Graduate students: Work must be completed no later than one year following the end of the class. Grades of “I” not revised in the prescribed time will be recorded as a final grade of “WF” (for Parsons and Mannes graduate students) or “N” (for all other graduate students) by the Office of the Registrar. The grade of “N” does not affect the GPA but does indicate a permanent incomplete.
Students are responsible for all assignments, even if they are absent. Late assignments, failure to complete the assignments for class discussion and/or critique, and lack of preparedness for in-class discussions, presentations and/or critiques will jeopardize your successful completion of this course.
Class participation is an essential part of class and includes: keeping up with reading, assignments, projects, contributing meaningfully to class discussions, active participation in group work, and coming to class regularly and on time.
Parsons’ attendance guidelines were developed to encourage students’ success in all aspects of their academic programs. Full participation is essential to the successful completion of coursework and enhances the quality of the educational experience for all, particularly in courses where group work is integral; thus, Parsons promotes high levels of attendance. Students are expected to attend classes regularly and promptly and in compliance with the standards stated in the course syllabus.
While attendance is just one aspect of active participation, absence from a significant portion of class time may prevent the successful attainment of course objectives. A significant portion of class time is generally defined as the equivalent of three weeks, or 20%, of class time. Lateness or early departure from class may be recorded by the instructor as one full absence. Students may be asked to withdraw from a course if habitual absenteeism or tardiness has a negative impact on the class environment.
Whether the course is a lecture, seminar or studio, faculty will assess each student’s performance against all of the assessment criteria in determining the student’s final grade.
Canvas Use of Canvas may be an important resource for this class. Students should check it for announcements before coming to class each week.
In rare instances, I may be delayed arriving to class. If I have not arrived by the time class is scheduled to start, you must wait a minimum of thirty minutes for my arrival. In the event that I will miss class entirely, a sign will be posted at the classroom indicating your assignment for the next class meeting.
The use of electronic devices (phones, tablets, laptops, cameras, etc.) is permitted when the device is being used in relation to the course’s work. All other uses are prohibited in the classroom and devices should be turned off before class starts.
Academic Honesty and Integrity
Compromising your academic integrity may lead to serious consequences, including (but not limited to) one or more of the following: failure of the assignment, failure of the course, academic warning, disciplinary probation, suspension from the university, or dismissal from the university.

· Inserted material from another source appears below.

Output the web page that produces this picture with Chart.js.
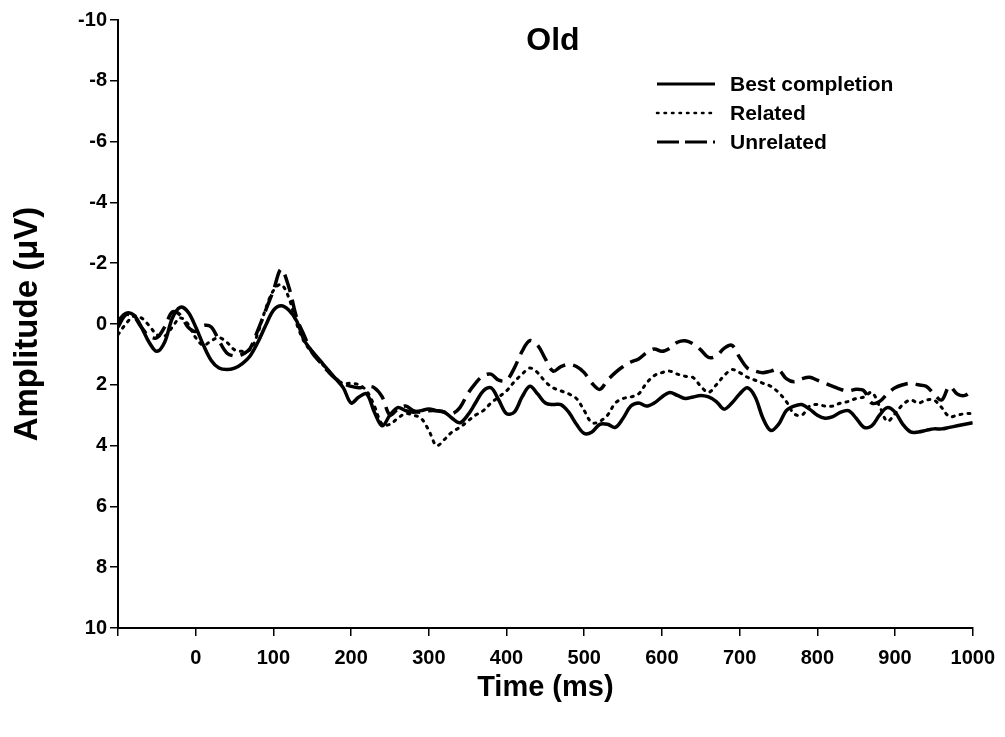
<!DOCTYPE html>
<html>
<head>
<meta charset="utf-8">
<script src="https://cdn.jsdelivr.net/npm/chart.js@4/dist/chart.umd.min.js"></script>
<style>
    html, body { margin: 0; padding: 0; background: #fff; }
    #wrap { width: 1005px; height: 737px; }
</style>
</head>
<body>
<div id="wrap"><canvas id="erp-chart"></canvas></div>
<script>
// Time points (ms), every 10 ms from -100 to 1000
const times = [];
for (let t = -100; t <= 1000; t += 10) times.push(t);

// Amplitude (uV), one value per time point
const bestCompletion = [
    -0.1, -0.35, -0.3, 0.1, 0.6, 0.9, 0.6, -0.2, -0.55, -0.4,
    0.1, 0.7, 1.2, 1.45, 1.5, 1.45, 1.3, 1.05, 0.6, 0.05,
    -0.45, -0.6, -0.45, -0.1, 0.55, 0.9, 1.2, 1.5, 1.8, 2.1,
    2.6, 2.4, 2.3, 2.9, 3.35, 3.0, 2.75, 2.85, 2.9, 2.85,
    2.8, 2.85, 2.9, 3.1, 3.25, 3.0, 2.6, 2.2, 2.1, 2.5,
    2.95, 2.9, 2.4, 2.05, 2.3, 2.6, 2.65, 2.65, 2.9, 3.3,
    3.6, 3.55, 3.3, 3.3, 3.4, 3.1, 2.7, 2.6, 2.7, 2.6,
    2.4, 2.25, 2.35, 2.45, 2.4, 2.35, 2.4, 2.55, 2.8, 2.6,
    2.3, 2.1, 2.4, 3.1, 3.5, 3.3, 2.85, 2.7, 2.65, 2.8,
    3.0, 3.1, 3.05, 2.9, 2.85, 3.1, 3.4, 3.35, 3.0, 2.75,
    2.9, 3.3, 3.55, 3.55, 3.5, 3.45, 3.45, 3.4, 3.35, 3.3,
    3.25
];
const related = [
    0.35, 0.0, -0.25, -0.2, 0.05, 0.35, 0.4, 0.1, -0.2, 0.0,
    0.45, 0.7, 0.55, 0.45, 0.6, 0.85, 0.9, 0.85, 0.3, -0.5,
    -1.1, -1.3, -0.85, 0.0, 0.6, 0.95, 1.25, 1.5, 1.8, 1.95,
    1.95, 2.0, 2.2, 2.7, 3.3, 3.3, 3.1, 2.95, 3.0, 3.1,
    3.5, 4.0, 3.8, 3.55, 3.4, 3.2, 3.0, 2.85, 2.6, 2.4,
    2.2, 1.9, 1.65, 1.45, 1.6, 1.9, 2.1, 2.2, 2.3, 2.45,
    2.85, 3.25, 3.2, 3.0, 2.6, 2.45, 2.4, 2.3, 1.95, 1.7,
    1.6, 1.55, 1.65, 1.72, 1.76, 2.05, 2.25, 2.0, 1.7, 1.5,
    1.6, 1.75, 1.85, 1.95, 2.05, 2.25, 2.55, 2.95, 3.0, 2.7,
    2.65, 2.7, 2.7, 2.6, 2.55, 2.45, 2.4, 2.25, 2.7, 3.2,
    2.95, 2.65, 2.5, 2.6, 2.5, 2.5, 2.75, 3.05, 3.0, 2.95,
    2.95
];
const unrelated = [
    0.1, -0.3, -0.25, 0.1, 0.4, 0.45, 0.1, -0.4, -0.3, 0.1,
    0.25, 0.05, 0.1, 0.55, 0.95, 1.05, 1.0, 0.8, 0.2, -0.45,
    -1.1, -1.8, -1.2, -0.2, 0.4, 0.95, 1.25, 1.55, 1.8, 1.95,
    2.05, 2.1, 2.05, 2.1, 2.4, 3.0, 2.8, 2.7, 2.85, 2.9,
    2.85, 2.85, 2.9, 2.95, 2.75, 2.3, 1.95, 1.7, 1.65, 1.85,
    1.85, 1.45, 0.9, 0.55, 0.7, 1.15, 1.55, 1.4, 1.33, 1.4,
    1.6, 1.95, 2.15, 1.85, 1.6, 1.4, 1.25, 1.15, 0.95, 0.82,
    0.9, 0.8, 0.6, 0.55, 0.65, 0.85, 1.1, 1.05, 0.8, 0.7,
    1.1, 1.45, 1.55, 1.6, 1.55, 1.5, 1.8, 1.9, 1.8, 1.75,
    1.85, 1.95, 2.05, 2.15, 2.2, 2.15, 2.2, 2.6, 2.55, 2.3,
    2.1, 2.0, 1.95, 2.0, 2.05, 2.3, 2.5, 2.05, 2.3, 2.35,
    2.15
];

const seriesNames = ['Best completion', 'Related', 'Unrelated'];
const xTickValues = [-100, 0, 100, 200, 300, 400, 500, 600, 700, 800, 900, 1000];
const yTickValues = [-10, -8, -6, -4, -2, 0, 2, 4, 6, 8, 10];

const FONT = '"Liberation Sans", Arial, sans-serif';
const styles = [
    { width: 3.5, dash: [], cap: 'butt' },
    { width: 3, dash: [2, 6], cap: 'round' },
    { width: 3.5, dash: [18, 8], cap: 'butt' }
];

function toPoints(values) {
    return values.map((v, i) => ({ x: times[i], y: v }));
}

// Title and legend sit inside the plot area, as in the figure
const overlayPlugin = {
    id: 'overlay',
    afterDraw(chart) {
        const ctx = chart.ctx;
        ctx.save();
        ctx.fillStyle = '#000';
        ctx.font = 'bold 32px ' + FONT;
        ctx.textAlign = 'center';
        ctx.textBaseline = 'middle';
        ctx.fillText('Old', 553, 41);

        ctx.font = 'bold 21px ' + FONT;
        ctx.textAlign = 'left';
        const lx = 657, tx = 730;
        const rows = [84, 113, 142];
        seriesNames.forEach((name, i) => {
            ctx.beginPath();
            ctx.lineWidth = i === 1 ? 2.5 : 3;
            ctx.lineCap = i === 1 ? 'round' : 'butt';
            ctx.setLineDash(i === 0 ? [] : (i === 1 ? [1.5, 6] : [22, 6]));
            ctx.strokeStyle = '#000';
            ctx.moveTo(lx, rows[i]);
            ctx.lineTo(lx + 58, rows[i]);
            ctx.stroke();
            ctx.setLineDash([]);
            ctx.fillText(name, tx, rows[i] + 1);
        });
        ctx.restore();
    }
};

document.addEventListener('DOMContentLoaded', function() {
    const ctx = document.getElementById('erp-chart');
    new Chart(ctx, {
        type: 'line',
        data: {
            datasets: seriesNames.map((name, i) => ({
                label: name,
                data: toPoints([bestCompletion, related, unrelated][i]),
                borderColor: '#000',
                borderWidth: styles[i].width,
                borderDash: styles[i].dash,
                borderCapStyle: styles[i].cap,
                pointRadius: 0,
                tension: 0.35,
                fill: false
            }))
        },
        options: {
            responsive: true,
            maintainAspectRatio: false,
            animation: false,
            layout: { padding: { left: 0, top: 20, right: 30, bottom: 0 } },
            plugins: {
                legend: { display: false },
                tooltip: { enabled: false }
            },
            scales: {
                x: {
                    type: 'linear',
                    min: -100,
                    max: 1000,
                    afterBuildTicks: (scale) => { scale.ticks = xTickValues.map(v => ({ value: v })); },
                    afterFit: (scale) => { scale.height = 109; },
                    border: { color: '#000', width: 2 },
                    grid: { drawOnChartArea: false, drawTicks: true, tickLength: 8, color: '#000', lineWidth: 1.5 },
                    ticks: {
                        color: '#000',
                        padding: 10,
                        maxRotation: 0,
                        autoSkip: false,
                        font: { family: FONT, size: 20, weight: 'bold' },
                        callback: (v) => (v === -100 ? '' : String(v))
                    },
                    title: {
                        display: true,
                        text: 'Time (ms)',
                        color: '#000',
                        padding: { top: 0, bottom: 32 },
                        font: { family: FONT, size: 29, weight: 'bold' }
                    }
                },
                y: {
                    type: 'linear',
                    min: -10,
                    max: 10,
                    reverse: true,
                    afterBuildTicks: (scale) => { scale.ticks = yTickValues.map(v => ({ value: v })); },
                    afterFit: (scale) => { scale.width = 118; },
                    border: { color: '#000', width: 2 },
                    grid: { drawOnChartArea: false, drawTicks: true, tickLength: 8, color: '#000', lineWidth: 1.5 },
                    ticks: {
                        color: '#000',
                        padding: 3,
                        autoSkip: false,
                        font: { family: FONT, size: 20, weight: 'bold' }
                    },
                    title: {
                        display: true,
                        text: 'Amplitude (μV)',
                        color: '#000',
                        padding: { top: 8, bottom: 0 },
                        font: { family: FONT, size: 33, weight: 'bold' }
                    }
                }
            }
        },
        plugins: [overlayPlugin]
    });
});
</script>
</body>
</html>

Students are responsible for understanding the University’s policy on academic honesty and integrity and must make use of proper citations of sources for writing papers, creating, presenting, and performing their work, taking examinations, and doing research. It is the responsibility of students to learn the procedures specific to their discipline for correctly and appropriately differentiating their own work from that of others. The full text of the policy, including adjudication procedures, is found at http://www.newschool.edu/policies/ Resources regarding what plagiarism is and how to avoid it can be found on the Learning Center’s website: http://www.newschool.edu/university-learning-center/student-resources/
The New School views “academic honesty and integrity” as the duty of every member of an academic community to claim authorship for his or her own work and only for that work, and to recognize the contributions of others accurately and completely. This obligation is fundamental to the integrity of intellectual debate, and creative and academic pursuits. Academic honesty and integrity includes accurate use of quotations, as well as appropriate and explicit citation of sources in instances of paraphrasing and describing ideas, or reporting on research findings or any aspect of the work of others (including that of faculty members and other students). Academic dishonesty results from infractions of this “accurate use”. The standards of academic honesty and integrity, and citation of sources, apply to all forms of academic work, including submissions of drafts of final papers or projects. All members of the University community are expected to conduct themselves in accord with the standards of academic honesty and integrity. Please see the complete policy in the Parsons Catalog.